Frequently Asked Questions (FAQ)

What is RCM in maintenance?

Reliability Centered Maintenance (RCM) is a structured process used to define the optimal maintenance tasks for equipment based on identified failure modes. It focuses on preserving asset functions, reducing unplanned downtime, and aligning maintenance with operational priorities.

What are the 7 steps of RCM?

The seven fundamental questions of RCM guide the analysis:

  1. What are the functions and desired performance standards of the asset?
  2. In what ways can it fail to fulfill its functions?
  3. What causes each functional failure?
  4. What happens when each failure occurs?
  5. What are the consequences of each failure?
  6. What can be done to predict or prevent each failure?
  7. What should be done if no preventive task is appropriate?

What is the difference between RCM and preventive maintenance?

Preventive maintenance involves scheduled inspections or replacements, often time-based.

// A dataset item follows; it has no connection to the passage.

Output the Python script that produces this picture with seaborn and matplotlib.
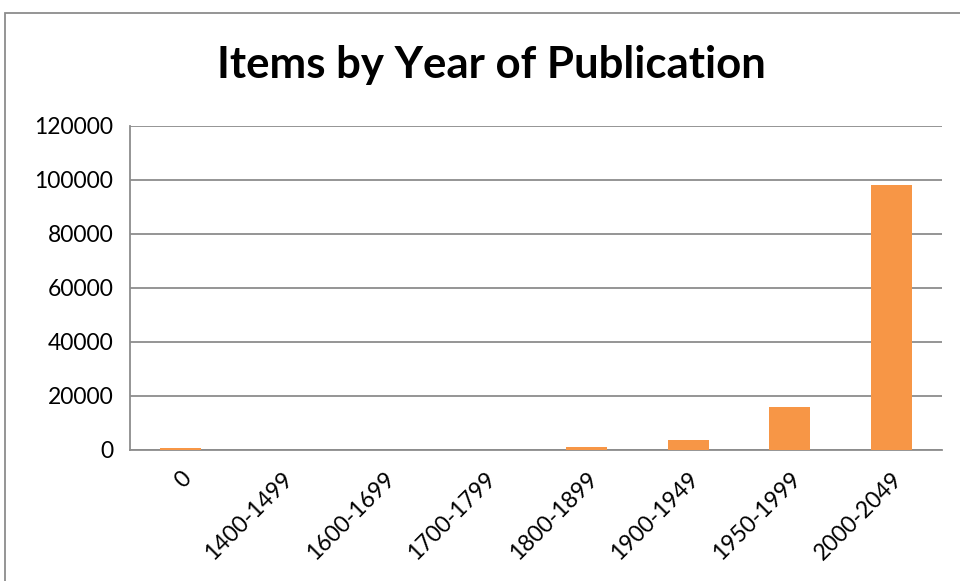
import pandas as pd
import matplotlib as mpl
import matplotlib.pyplot as plt
import seaborn as sns
from matplotlib.patches import Rectangle

sns.set_style('white')
mpl.rcParams['font.family'] = ['Lato', 'DejaVu Sans']
mpl.rcParams['ytick.direction'] = 'out'
mpl.rcParams['xtick.direction'] = 'out'
mpl.rcParams['text.color'] = 'black'
mpl.rcParams['xtick.labelcolor'] = 'black'
mpl.rcParams['ytick.labelcolor'] = 'black'

periods = ['0', '1400-1499', '1600-1699', '1700-1799', '1800-1899',
           '1900-1949', '1950-1999', '2000-2049']
items = [900, 5, 20, 60, 1000, 3700, 16100, 98200]

df = pd.DataFrame({'Period': periods, 'Items': items})

grey = '#8c8c8c'
f = plt.figure(figsize=(9.6, 5.81), dpi=100)
f.patch.set_facecolor('white')
ax = f.add_axes([130/960, 1-450/581, 812/960, 324/581])

sns.barplot(x='Period', y='Items', data=df, color='#F79646', saturation=1,
            width=0.4, linewidth=0, ax=ax, zorder=3)

ax.set_ylim(0, 120000)
ax.set_yticks(range(0, 120001, 20000))
ax.set_xlim(-0.5, len(periods) - 0.5)
ax.set_xlabel('')
ax.set_ylabel('')
ax.yaxis.grid(True, color=grey, linewidth=1.3, zorder=0)

for s in ['top', 'right']:
    ax.spines[s].set_visible(False)
for s in ['left', 'bottom']:
    ax.spines[s].set_color(grey)
    ax.spines[s].set_linewidth(1.3)

# ticks between categories on x
ax.set_xticks([i + 0.5 for i in range(-1, len(periods))], minor=True)
ax.tick_params(axis='x', which='minor', length=6, width=1.3, color=grey)
ax.tick_params(axis='x', which='major', length=0, labelsize=16.5, pad=13,
               labelcolor='black')
ax.tick_params(axis='y', length=4, width=1.3, color=grey, labelsize=16.5, pad=8,
               labelcolor='black')
plt.setp(ax.get_xticklabels(), rotation=45, ha='right', rotation_mode='anchor')

f.text(0.5115, 1 - 78/581, 'Items by Year of Publication', ha='center', va='baseline',
       fontsize=31.5, fontweight='bold', color='black')

f.patches.append(Rectangle((5/960, -0.02), 1.0, 1 - 13/581 + 0.02,
                           transform=f.transFigure, fill=False,
                           edgecolor=grey, linewidth=1.3))

plt.savefig('out.png', dpi=100)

RCM, on the other hand, determines which preventive maintenance tasks are truly necessary by analyzing failure modes, consequences, and operational priorities, ensuring that interventions are meaningful and value-driven.

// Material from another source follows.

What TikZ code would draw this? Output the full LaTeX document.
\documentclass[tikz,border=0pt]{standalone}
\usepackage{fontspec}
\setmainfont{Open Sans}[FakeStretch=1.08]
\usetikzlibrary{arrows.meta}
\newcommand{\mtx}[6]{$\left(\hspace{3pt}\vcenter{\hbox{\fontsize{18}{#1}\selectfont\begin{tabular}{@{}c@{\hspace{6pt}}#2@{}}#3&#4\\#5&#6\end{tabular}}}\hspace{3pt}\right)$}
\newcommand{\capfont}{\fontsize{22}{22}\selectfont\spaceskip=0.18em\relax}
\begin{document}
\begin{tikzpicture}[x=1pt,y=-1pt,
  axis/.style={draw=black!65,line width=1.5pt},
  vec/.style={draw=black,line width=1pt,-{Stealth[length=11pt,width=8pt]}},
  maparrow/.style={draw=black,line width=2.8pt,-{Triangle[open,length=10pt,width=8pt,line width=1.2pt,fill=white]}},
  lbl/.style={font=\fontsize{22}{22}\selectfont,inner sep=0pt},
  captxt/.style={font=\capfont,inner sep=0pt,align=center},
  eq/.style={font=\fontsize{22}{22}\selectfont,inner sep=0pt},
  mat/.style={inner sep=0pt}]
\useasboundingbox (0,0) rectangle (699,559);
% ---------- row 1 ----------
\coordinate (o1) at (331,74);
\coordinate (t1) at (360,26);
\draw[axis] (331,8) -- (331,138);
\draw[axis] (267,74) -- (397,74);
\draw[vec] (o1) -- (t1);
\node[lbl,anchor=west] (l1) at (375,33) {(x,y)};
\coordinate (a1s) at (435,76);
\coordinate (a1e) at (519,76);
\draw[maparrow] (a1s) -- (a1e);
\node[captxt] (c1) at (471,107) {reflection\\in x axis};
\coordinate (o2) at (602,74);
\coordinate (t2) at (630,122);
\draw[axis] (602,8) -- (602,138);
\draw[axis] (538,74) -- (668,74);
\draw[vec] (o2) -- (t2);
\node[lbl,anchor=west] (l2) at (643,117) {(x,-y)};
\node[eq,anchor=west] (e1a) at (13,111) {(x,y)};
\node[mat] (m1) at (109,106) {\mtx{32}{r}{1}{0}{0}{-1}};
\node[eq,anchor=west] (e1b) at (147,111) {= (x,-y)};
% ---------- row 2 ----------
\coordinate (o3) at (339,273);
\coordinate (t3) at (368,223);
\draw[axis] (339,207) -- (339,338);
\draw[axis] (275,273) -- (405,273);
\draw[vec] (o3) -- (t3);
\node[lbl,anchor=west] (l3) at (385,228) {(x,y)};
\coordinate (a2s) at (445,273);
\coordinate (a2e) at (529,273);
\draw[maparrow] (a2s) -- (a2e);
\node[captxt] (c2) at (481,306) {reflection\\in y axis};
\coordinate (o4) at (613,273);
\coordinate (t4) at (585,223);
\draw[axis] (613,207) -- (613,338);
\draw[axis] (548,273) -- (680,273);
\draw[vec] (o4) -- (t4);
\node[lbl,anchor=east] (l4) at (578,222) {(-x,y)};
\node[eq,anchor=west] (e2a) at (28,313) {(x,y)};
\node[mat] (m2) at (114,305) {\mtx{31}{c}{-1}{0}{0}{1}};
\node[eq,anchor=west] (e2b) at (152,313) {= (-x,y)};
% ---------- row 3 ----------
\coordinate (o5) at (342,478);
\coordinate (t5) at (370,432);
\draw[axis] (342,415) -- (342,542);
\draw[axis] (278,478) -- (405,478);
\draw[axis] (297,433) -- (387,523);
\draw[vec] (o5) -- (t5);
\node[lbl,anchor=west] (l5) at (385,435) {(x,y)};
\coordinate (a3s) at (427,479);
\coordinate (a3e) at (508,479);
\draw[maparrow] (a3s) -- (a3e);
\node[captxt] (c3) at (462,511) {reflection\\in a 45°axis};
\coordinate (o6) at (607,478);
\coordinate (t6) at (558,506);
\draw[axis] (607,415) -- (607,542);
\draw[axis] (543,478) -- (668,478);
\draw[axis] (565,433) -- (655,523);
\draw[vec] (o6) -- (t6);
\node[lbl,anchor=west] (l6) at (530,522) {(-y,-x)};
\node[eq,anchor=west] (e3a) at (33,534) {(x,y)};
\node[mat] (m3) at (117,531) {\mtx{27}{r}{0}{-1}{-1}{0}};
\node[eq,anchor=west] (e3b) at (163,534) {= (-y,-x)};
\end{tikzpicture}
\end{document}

Is RCM still relevant with modern APM systems?

Yes. Modern Asset Performance Management (APM) systems rely on RCM logic to structure data-driven maintenance strategies. RCM provides the foundation for identifying critical assets, failure modes, and risk-based interventions, which APM tools can then monitor and optimize in real time.

How long does an RCM analysis take?

The duration depends on the scope and depth of the study. A full, traditional RCM analysis can take several months, while a streamlined approach such as ASD can be completed in a few weeks, making it more practical for most industrial settings.

Can small plants use RCM?

Yes. Small or medium-sized plants can implement RCM through simplified frameworks like ASD or RCM Lite. These approaches retain the function-focused, risk-based logic of RCM while reducing resource requirements and analysis complexity, making it accessible to facilities of all sizes.